# Task instructions
Drop every picture. Then return, exactly, the lines from the beginning of the listing below through the one containing "from matplotlib.ticker import FixedLocator".
══════════════════════════════
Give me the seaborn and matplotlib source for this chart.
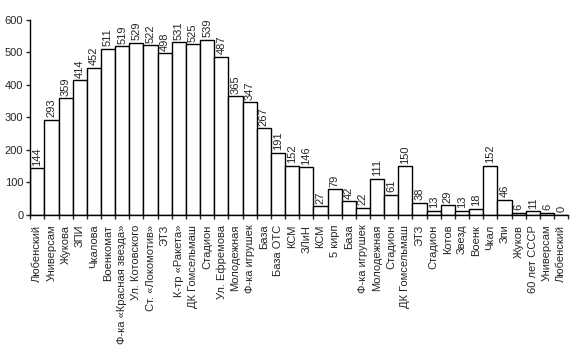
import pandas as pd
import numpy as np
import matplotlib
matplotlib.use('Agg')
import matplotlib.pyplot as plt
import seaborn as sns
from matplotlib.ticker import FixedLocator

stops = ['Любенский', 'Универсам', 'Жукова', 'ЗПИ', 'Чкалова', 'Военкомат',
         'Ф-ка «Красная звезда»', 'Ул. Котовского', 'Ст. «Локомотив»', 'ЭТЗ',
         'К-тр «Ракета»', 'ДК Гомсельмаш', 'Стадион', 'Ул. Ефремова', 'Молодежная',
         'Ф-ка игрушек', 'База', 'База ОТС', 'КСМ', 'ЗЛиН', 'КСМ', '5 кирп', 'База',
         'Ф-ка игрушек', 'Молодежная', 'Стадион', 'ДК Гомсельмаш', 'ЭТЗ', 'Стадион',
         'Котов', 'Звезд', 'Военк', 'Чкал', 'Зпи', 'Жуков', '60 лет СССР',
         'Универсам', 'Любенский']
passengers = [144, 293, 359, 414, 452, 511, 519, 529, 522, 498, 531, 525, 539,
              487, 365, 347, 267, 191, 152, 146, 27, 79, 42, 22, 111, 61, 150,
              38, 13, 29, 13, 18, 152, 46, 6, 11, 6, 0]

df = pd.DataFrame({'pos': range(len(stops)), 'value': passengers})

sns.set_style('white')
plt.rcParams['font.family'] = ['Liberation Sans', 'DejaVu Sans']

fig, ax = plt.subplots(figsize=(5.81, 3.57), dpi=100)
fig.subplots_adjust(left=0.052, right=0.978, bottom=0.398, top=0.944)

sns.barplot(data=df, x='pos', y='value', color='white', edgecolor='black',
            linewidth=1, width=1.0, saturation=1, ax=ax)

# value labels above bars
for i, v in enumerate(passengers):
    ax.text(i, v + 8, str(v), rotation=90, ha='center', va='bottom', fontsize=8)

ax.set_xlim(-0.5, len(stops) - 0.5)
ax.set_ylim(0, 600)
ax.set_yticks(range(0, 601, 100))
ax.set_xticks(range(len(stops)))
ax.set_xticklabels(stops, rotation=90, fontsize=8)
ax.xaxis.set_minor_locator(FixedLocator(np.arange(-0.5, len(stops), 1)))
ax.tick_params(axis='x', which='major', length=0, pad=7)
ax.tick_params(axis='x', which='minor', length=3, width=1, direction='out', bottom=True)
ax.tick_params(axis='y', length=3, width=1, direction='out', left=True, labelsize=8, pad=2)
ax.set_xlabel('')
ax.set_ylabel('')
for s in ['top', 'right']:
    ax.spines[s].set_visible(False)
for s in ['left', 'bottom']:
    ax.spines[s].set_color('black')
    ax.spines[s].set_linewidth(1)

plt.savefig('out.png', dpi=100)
══════════════════════════════
# The response
Give me the seaborn and matplotlib source for this chart.
import pandas as pd
import numpy as np
import matplotlib
matplotlib.use('Agg')
import matplotlib.pyplot as plt
import seaborn as sns
from matplotlib.ticker import FixedLocator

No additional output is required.